◆ **Dataset extract**
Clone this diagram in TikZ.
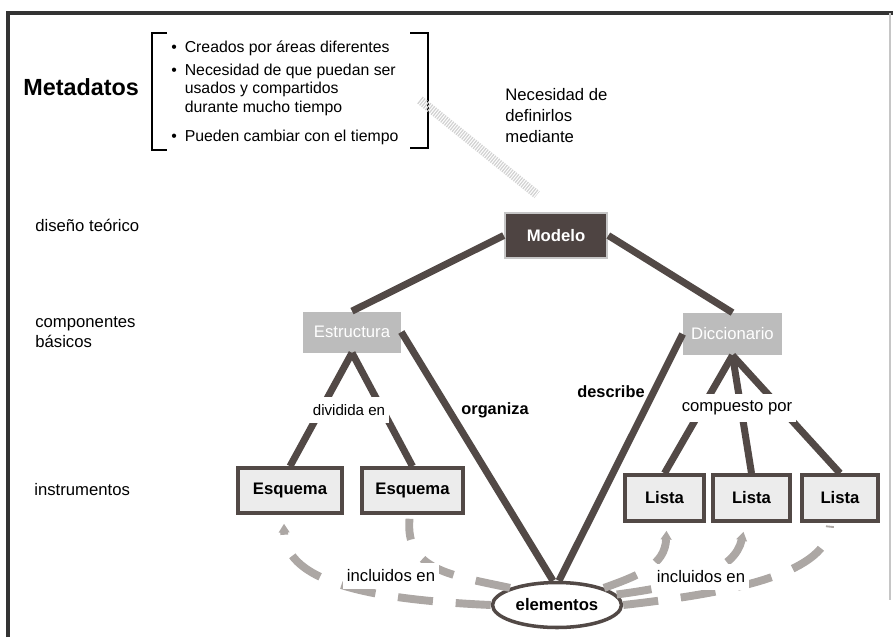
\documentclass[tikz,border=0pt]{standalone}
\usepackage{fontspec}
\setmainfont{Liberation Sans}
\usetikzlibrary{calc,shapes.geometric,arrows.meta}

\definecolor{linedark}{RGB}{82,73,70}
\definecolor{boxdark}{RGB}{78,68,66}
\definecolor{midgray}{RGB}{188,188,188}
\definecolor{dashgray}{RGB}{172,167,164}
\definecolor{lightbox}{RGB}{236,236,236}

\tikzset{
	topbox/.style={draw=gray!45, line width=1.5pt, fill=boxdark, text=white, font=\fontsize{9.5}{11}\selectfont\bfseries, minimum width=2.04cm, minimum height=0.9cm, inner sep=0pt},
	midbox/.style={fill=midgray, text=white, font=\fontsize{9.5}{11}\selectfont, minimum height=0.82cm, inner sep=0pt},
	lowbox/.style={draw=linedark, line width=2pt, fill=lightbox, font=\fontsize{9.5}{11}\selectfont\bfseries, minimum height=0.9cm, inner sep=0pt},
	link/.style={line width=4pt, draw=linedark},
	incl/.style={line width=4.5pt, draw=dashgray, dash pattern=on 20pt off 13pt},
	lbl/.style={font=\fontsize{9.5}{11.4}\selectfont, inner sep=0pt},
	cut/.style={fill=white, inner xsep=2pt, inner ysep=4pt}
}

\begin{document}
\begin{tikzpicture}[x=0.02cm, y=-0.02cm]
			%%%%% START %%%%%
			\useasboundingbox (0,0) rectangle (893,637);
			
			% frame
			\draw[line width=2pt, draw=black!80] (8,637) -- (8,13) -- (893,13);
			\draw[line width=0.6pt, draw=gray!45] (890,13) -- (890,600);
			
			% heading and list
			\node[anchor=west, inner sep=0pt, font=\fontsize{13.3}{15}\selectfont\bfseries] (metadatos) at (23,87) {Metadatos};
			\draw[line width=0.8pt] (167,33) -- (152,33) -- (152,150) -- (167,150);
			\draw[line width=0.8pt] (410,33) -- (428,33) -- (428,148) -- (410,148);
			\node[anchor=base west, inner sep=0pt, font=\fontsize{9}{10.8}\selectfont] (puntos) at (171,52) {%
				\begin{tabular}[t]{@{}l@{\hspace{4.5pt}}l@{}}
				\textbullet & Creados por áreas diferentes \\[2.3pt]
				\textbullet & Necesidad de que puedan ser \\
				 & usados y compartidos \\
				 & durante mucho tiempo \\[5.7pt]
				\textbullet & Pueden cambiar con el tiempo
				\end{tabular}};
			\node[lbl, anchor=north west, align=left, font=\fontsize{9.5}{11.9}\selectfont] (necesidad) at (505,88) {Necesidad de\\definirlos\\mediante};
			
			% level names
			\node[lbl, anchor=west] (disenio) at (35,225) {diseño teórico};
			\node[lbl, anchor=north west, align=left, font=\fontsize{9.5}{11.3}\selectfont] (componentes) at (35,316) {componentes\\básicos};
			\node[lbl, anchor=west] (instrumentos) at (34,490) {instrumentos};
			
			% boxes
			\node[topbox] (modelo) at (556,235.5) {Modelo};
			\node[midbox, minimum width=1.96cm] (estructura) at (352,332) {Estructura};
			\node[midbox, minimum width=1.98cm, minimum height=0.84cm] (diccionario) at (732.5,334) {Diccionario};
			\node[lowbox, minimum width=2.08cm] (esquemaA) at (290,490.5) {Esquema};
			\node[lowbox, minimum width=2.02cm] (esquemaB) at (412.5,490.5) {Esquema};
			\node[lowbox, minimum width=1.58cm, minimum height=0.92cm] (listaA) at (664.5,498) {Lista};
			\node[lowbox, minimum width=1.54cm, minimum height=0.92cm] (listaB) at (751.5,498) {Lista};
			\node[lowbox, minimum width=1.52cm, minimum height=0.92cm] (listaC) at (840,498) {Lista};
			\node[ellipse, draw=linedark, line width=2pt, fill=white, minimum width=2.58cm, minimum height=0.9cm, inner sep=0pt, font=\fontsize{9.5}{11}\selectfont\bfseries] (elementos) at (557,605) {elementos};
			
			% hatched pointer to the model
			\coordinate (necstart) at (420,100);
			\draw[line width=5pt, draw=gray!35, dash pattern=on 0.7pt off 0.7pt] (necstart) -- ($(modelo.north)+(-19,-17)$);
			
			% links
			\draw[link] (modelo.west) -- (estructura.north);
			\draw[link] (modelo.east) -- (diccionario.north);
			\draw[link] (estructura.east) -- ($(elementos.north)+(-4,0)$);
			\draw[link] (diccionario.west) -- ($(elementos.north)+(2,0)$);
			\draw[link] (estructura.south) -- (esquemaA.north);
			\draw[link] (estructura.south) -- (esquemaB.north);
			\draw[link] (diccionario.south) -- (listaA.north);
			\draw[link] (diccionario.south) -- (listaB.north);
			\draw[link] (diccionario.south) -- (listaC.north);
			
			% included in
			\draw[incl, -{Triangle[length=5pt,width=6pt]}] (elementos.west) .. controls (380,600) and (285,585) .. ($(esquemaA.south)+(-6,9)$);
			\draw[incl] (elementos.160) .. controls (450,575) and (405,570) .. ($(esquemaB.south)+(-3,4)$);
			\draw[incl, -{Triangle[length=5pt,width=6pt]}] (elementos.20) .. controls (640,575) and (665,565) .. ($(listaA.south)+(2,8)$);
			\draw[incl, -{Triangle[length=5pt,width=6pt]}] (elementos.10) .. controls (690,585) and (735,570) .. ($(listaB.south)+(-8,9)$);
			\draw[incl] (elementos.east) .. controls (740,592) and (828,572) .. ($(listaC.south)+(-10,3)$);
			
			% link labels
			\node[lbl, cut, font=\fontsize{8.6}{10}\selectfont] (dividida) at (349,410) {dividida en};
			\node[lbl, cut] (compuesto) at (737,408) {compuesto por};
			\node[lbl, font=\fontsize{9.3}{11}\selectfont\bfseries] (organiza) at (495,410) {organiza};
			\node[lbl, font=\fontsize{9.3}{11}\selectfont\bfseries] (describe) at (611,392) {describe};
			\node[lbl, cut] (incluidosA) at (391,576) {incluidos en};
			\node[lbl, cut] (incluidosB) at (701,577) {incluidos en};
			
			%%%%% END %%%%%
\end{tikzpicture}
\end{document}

◆ **To be done**
Begin at the first line of the material and copy each line exactly through the one containing "(890,13) -- (890,600);". Omit pictures.

◆ **Output for this exercise**
Clone this diagram in TikZ.
\documentclass[tikz,border=0pt]{standalone}
\usepackage{fontspec}
\setmainfont{Liberation Sans}
\usetikzlibrary{calc,shapes.geometric,arrows.meta}

\definecolor{linedark}{RGB}{82,73,70}
\definecolor{boxdark}{RGB}{78,68,66}
\definecolor{midgray}{RGB}{188,188,188}
\definecolor{dashgray}{RGB}{172,167,164}
\definecolor{lightbox}{RGB}{236,236,236}

\tikzset{
	topbox/.style={draw=gray!45, line width=1.5pt, fill=boxdark, text=white, font=\fontsize{9.5}{11}\selectfont\bfseries, minimum width=2.04cm, minimum height=0.9cm, inner sep=0pt},
	midbox/.style={fill=midgray, text=white, font=\fontsize{9.5}{11}\selectfont, minimum height=0.82cm, inner sep=0pt},
	lowbox/.style={draw=linedark, line width=2pt, fill=lightbox, font=\fontsize{9.5}{11}\selectfont\bfseries, minimum height=0.9cm, inner sep=0pt},
	link/.style={line width=4pt, draw=linedark},
	incl/.style={line width=4.5pt, draw=dashgray, dash pattern=on 20pt off 13pt},
	lbl/.style={font=\fontsize{9.5}{11.4}\selectfont, inner sep=0pt},
	cut/.style={fill=white, inner xsep=2pt, inner ysep=4pt}
}

\begin{document}
\begin{tikzpicture}[x=0.02cm, y=-0.02cm]
			%%%%% START %%%%%
			\useasboundingbox (0,0) rectangle (893,637);
			
			% frame
			\draw[line width=2pt, draw=black!80] (8,637) -- (8,13) -- (893,13);
			\draw[line width=0.6pt, draw=gray!45] (890,13) -- (890,600);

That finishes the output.